**SOURCE EXCERPT:**
+---+

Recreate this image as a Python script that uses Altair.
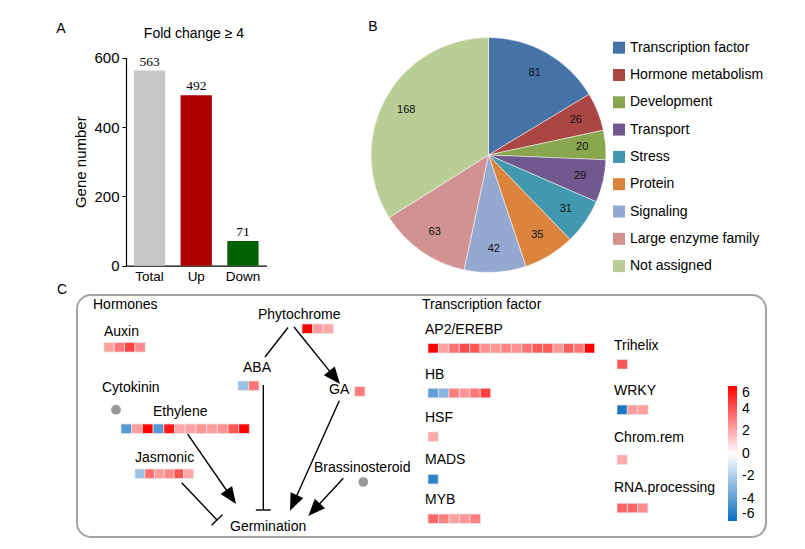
import math
import altair as alt
import pandas as pd

W, H = 789, 533
FONT = "Liberation Sans"

# ---------------- Panel A: gene numbers ----------------
bar_categories = ["Total", "Up", "Down"]
bar_values = [563, 492, 71]
bar_colors = ["#c6c6c6", "#ad0000", "#006100"]
bar_ticks = [0, 200, 400, 600]

# ---------------- Panel B: functional categories ----------------
pie_categories = ["Transcription factor", "Hormone metabolism", "Development", "Transport",
                  "Stress", "Protein", "Signaling", "Large enzyme family", "Not assigned"]
pie_values = [81, 26, 20, 29, 31, 35, 42, 63, 168]
pie_colors = ["#4572a7", "#aa4643", "#89a54e", "#71588f", "#4198af",
              "#db843d", "#93a9cf", "#d19392", "#b9cd96"]

# ---------------- Panel C: log2 fold changes per gene ----------------
auxin = [2.2, 3.2, 4.5, 2.8]
ethylene = [-4.2, 2.3, 6.0, -4.2, 5.4, 2.1, 2.2, 2.5, 2.3, 2.6, 4.0, 6.0]
jasmonic = [-2.5, 3.4, 2.3, 2.8, 4.0, 2.1]
aba = [-2.5, 3.2]
phytochrome = [6.0, 2.3, 2.0]
ga = [3.1]
ap2_erebp = [6.0, 2.2, 3.3, 4.2, 4.0, 2.6, 2.5, 2.9, 2.6, 3.3, 3.9, 3.9, 2.4, 3.8, 3.2, 6.0]
hb = [-4.0, -3.0, 3.0, 2.5, 3.2, 4.5]
hsf = [2.0]
mads = [-5.2]
myb = [3.6, 3.0, 2.2, 2.5, 3.0]
trihelix = [4.0]
wrky = [-5.6, 2.3, 2.3]
chrom_rem = [2.0]
rna_processing = [3.6, 3.6, 2.7]
colorbar_ticks = [-6, -4, -2, 0, 2, 4, 6]
heat_colors = ["#0a6fc2", "#ffffff", "#ff0000"]

# ---------------- layout of the diagram (pixels) ----------------
# name: (values, label_x, label_y, cells_x, cells_y, cell_w)
heat_layout = [
    ("Auxin", auxin, 96, 324, 96, 334.5, 10.3),
    ("Ethylene", ethylene, 145, 404, 113, 416, 10.7),
    ("Jasmonic", jasmonic, 127, 449.5, 127, 461, 9.75),
    ("ABA", aba, 235, 360, 230, 373, 10.5),
    ("Phytochrome", phytochrome, 250, 307, 294, 316, 10.5),
    ("GA", ga, 321, 382, 346.7, 378.7, 10.3),
    ("AP2/EREBP", ap2_erebp, 417, 322, 420, 335.5, 10.42),
    ("HB", hb, 417, 367, 420, 380.3, 10.45),
    ("HSF", hsf, 417, 410, 420, 424, 10.2),
    ("MADS", mads, 417, 452, 420, 466.5, 10.2),
    ("MYB", myb, 417, 492, 420, 506, 10.5),
    ("Trihelix", trihelix, 606, 338, 609, 351.5, 10.5),
    ("WRKY", wrky, 606, 383, 609, 397, 10.35),
    ("Chrom.rem", chrom_rem, 606, 430, 609, 447, 10.2),
    ("RNA.processing", rna_processing, 606, 480, 609, 495.3, 10.3),
]
cell_h = 9.5
plain_labels = [("Hormones", 85, 297), ("Cytokinin", 94, 379.5), ("Brassinosteroid", 306, 460),
                ("Germination", 222, 518.5), ("Transcription factor", 414, 297)]
dots = [(108, 401.7), (355.3, 474)]
edges = [
    (280, 319.5, 257, 349, "line"),
    (286, 319, 332, 376, "arrow"),
    (255.3, 377, 255.3, 502, "inhibit"),
    (331.3, 392.7, 282, 502.7, "arrow"),
    (335.3, 470.3, 300.3, 508, "arrow"),
    (179.3, 425.7, 228, 496, "arrow"),
    (173.7, 474.7, 209, 512, "inhibit"),
]
ARROW = "M0,-1L0.82,1L-0.82,1Z"
HEAD_LEN = 17.0
BAR_HALF = 7.5

# ---------------- build tables ----------------
cells = []
labels = []
for name, vals, lx, ly, cx, cy, cw in heat_layout:
    labels.append({"t": name, "x": lx, "y": ly})
    for i, v in enumerate(vals):
        cells.append({"g": name, "v": v, "x": cx + i * cw, "x2": cx + (i + 1) * cw,
                      "y": cy, "y2": cy + cell_h})
for t, x, y in plain_labels:
    labels.append({"t": t, "x": x, "y": y})
cells_df = pd.DataFrame(cells)
labels_df = pd.DataFrame(labels)
dots_df = pd.DataFrame([{"x": x, "y": y} for x, y in dots])

segs, heads = [], []
for x1, y1, x2, y2, kind in edges:
    dx, dy = x2 - x1, y2 - y1
    L = math.hypot(dx, dy)
    ux, uy = dx / L, dy / L
    if kind == "arrow":
        cxh, cyh = x2 - ux * HEAD_LEN / 2, y2 - uy * HEAD_LEN / 2
        segs.append({"x": x1, "y": y1, "x2": cxh, "y2": cyh})
        ang = math.degrees(math.atan2(dx, -dy)) % 360
        heads.append({"x": cxh, "y": cyh, "ang": ang})
    else:
        segs.append({"x": x1, "y": y1, "x2": x2, "y2": y2})
        if kind == "inhibit":
            px_, py_ = -uy, ux
            segs.append({"x": x2 - px_ * BAR_HALF, "y": y2 - py_ * BAR_HALF,
                         "x2": x2 + px_ * BAR_HALF, "y2": y2 + py_ * BAR_HALF})
segs_df = pd.DataFrame(segs)
heads_df = pd.DataFrame(heads)

# ---------------- Panel A ----------------
bar_df = pd.DataFrame({"cat": bar_categories, "n": bar_values, "col": bar_colors})
bx = alt.X("cat:N", sort=bar_categories,
           scale=alt.Scale(range=[118, 258.5], paddingInner=0.33, paddingOuter=0.17),
           axis=alt.Axis(orient="bottom", offset=-(H - 257.7), title=None, labelAngle=0,
                         ticks=False, labelFont=FONT, labelFontSize=13.5, labelColor="black",
                         labelPadding=4, domainColor="black", domainWidth=1.2))
by = alt.Y("n:Q", scale=alt.Scale(domain=[0, 600], range=[257.7, 49.7], nice=False),
           axis=alt.Axis(orient="left", offset=-118, values=bar_ticks, grid=False,
                         title="Gene number", titleFont=FONT, titleFontSize=15,
                         titleFontWeight="normal", titleColor="black", titlePadding=5,
                         labelFont=FONT, labelFontSize=15, labelColor="black",
                         tickSize=4, tickColor="black", labelPadding=3,
                         domainColor="black", domainWidth=1.2))
bars = alt.Chart(bar_df).mark_bar().encode(x=bx, y=by, color=alt.Color("col:N", scale=None))
bar_txt = alt.Chart(bar_df).mark_text(dy=-5, baseline="alphabetic", font="Liberation Serif",
                                      fontSize=13.5, color="black").encode(x=bx, y=by, text="n:Q")
panel_a = alt.layer(bars, bar_txt)

# ---------------- Panel B ----------------
pie_df = pd.DataFrame({"cat": pie_categories, "v": pie_values, "idx": list(range(len(pie_values)))})
theta = alt.Theta("v:Q", stack=True)
arc = alt.Chart(pie_df).mark_arc(outerRadius=117.5, stroke="white", strokeWidth=0.5).encode(
    theta=theta, order=alt.Order("idx:Q"),
    color=alt.Color("cat:N", scale=alt.Scale(domain=pie_categories, range=pie_colors),
                    legend=alt.Legend(orient="none", legendX=604, legendY=32.7, title=None,
                                      symbolType="square", symbolSize=144, symbolStrokeWidth=0,
                                      symbolOpacity=1, labelFont=FONT, labelFontSize=14,
                                      labelColor="black", rowPadding=13.3, labelOffset=4,
                                      padding=0)),
    x=alt.value(480.5), y=alt.value(147))
arc_txt = alt.Chart(pie_df).mark_text(radius=94, font=FONT, fontSize=11, color="#111").encode(
    theta=theta, order=alt.Order("idx:Q"), text="v:Q", x=alt.value(480.5), y=alt.value(147))
panel_b = alt.layer(arc, arc_txt)

# ---------------- Panel C ----------------
sx = alt.Scale(domain=[0, W], range=[0, W], nice=False, zero=False)
sy = alt.Scale(domain=[0, H], range=[0, H], nice=False, zero=False)
X = alt.X("x:Q", scale=sx, axis=None)
Y = alt.Y("y:Q", scale=sy, axis=None)

border_df = pd.DataFrame([{"x": 69, "x2": 758, "y": 287, "y2": 529}])
border = alt.Chart(border_df).mark_rect(cornerRadius=14, fillOpacity=0, stroke="#a3a3a3",
                                        strokeWidth=2).encode(x=X, x2="x2:Q", y=Y, y2="y2:Q")
heat = alt.Chart(cells_df).mark_rect(stroke="#e4e4e4", strokeWidth=0.7).encode(
    x=X, x2="x2:Q", y=Y, y2="y2:Q",
    color=alt.Color("v:Q", title=None,
                    scale=alt.Scale(domain=[-6, 0, 6], range=heat_colors, interpolate="rgb"),
                    legend=alt.Legend(orient="none", legendX=720, legendY=378, direction="vertical",
                                      gradientLength=135, gradientThickness=9, values=colorbar_ticks,
                                      labelExpr="'' + datum.value",
                                      labelFont=FONT, labelFontSize=14, labelColor="black",
                                      labelOffset=5, gradientStrokeWidth=0, padding=0)))
rules = alt.Chart(segs_df).mark_rule(color="black", strokeWidth=1.4).encode(
    x=X, y=Y, x2="x2:Q", y2="y2:Q")
arrowheads = alt.Chart(heads_df).mark_point(shape=ARROW, filled=True, color="black", opacity=1,
                                            size=HEAD_LEN ** 2, strokeWidth=0).encode(
    x=X, y=Y, angle=alt.Angle("ang:Q", scale=None))
dot_marks = alt.Chart(dots_df).mark_point(shape="circle", filled=True, color="#999999",
                                          opacity=1, size=95).encode(x=X, y=Y)
node_txt = alt.Chart(labels_df).mark_text(align="left", baseline="middle", font=FONT,
                                          fontSize=14, color="black").encode(x=X, y=Y, text="t:N")

annot_df = pd.DataFrame([
    {"t": "A", "x": 53, "y": 21, "a": "center"},
    {"t": "B", "x": 365, "y": 19, "a": "center"},
    {"t": "C", "x": 54, "y": 282, "a": "center"},
])
letters = alt.Chart(annot_df).mark_text(font=FONT, fontSize=14, color="black",
                                        baseline="middle").encode(x=X, y=Y, text="t:N")
title_df = pd.DataFrame([{"t": "Fold change \u2265 4", "x": 186, "y": 25.5}])
title = alt.Chart(title_df).mark_text(font=FONT, fontSize=14, color="black",
                                      baseline="middle").encode(x=X, y=Y, text="t:N")

panel_c = alt.layer(border, rules, arrowheads, heat, dot_marks, node_txt, letters, title)

chart = alt.layer(panel_a, panel_b, panel_c).resolve_scale(
    x="independent", y="independent", color="independent"
).properties(
    width=W, height=H, autosize=alt.AutoSizeParams(type="none"), padding=0
).configure_view(stroke=None)

chart.save("out.html", embed_options={"renderer": "svg", "actions": False})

+---+

**WHAT TO PRODUCE:** Print the data above verbatim from the first line through the line holding "bar_ticks = [0, 200, 400, 600]", leaving every picture out.

**WORKED ANSWER:**
Recreate this image as a Python script that uses Altair.
import math
import altair as alt
import pandas as pd

W, H = 789, 533
FONT = "Liberation Sans"

# ---------------- Panel A: gene numbers ----------------
bar_categories = ["Total", "Up", "Down"]
bar_values = [563, 492, 71]
bar_colors = ["#c6c6c6", "#ad0000", "#006100"]
bar_ticks = [0, 200, 400, 600]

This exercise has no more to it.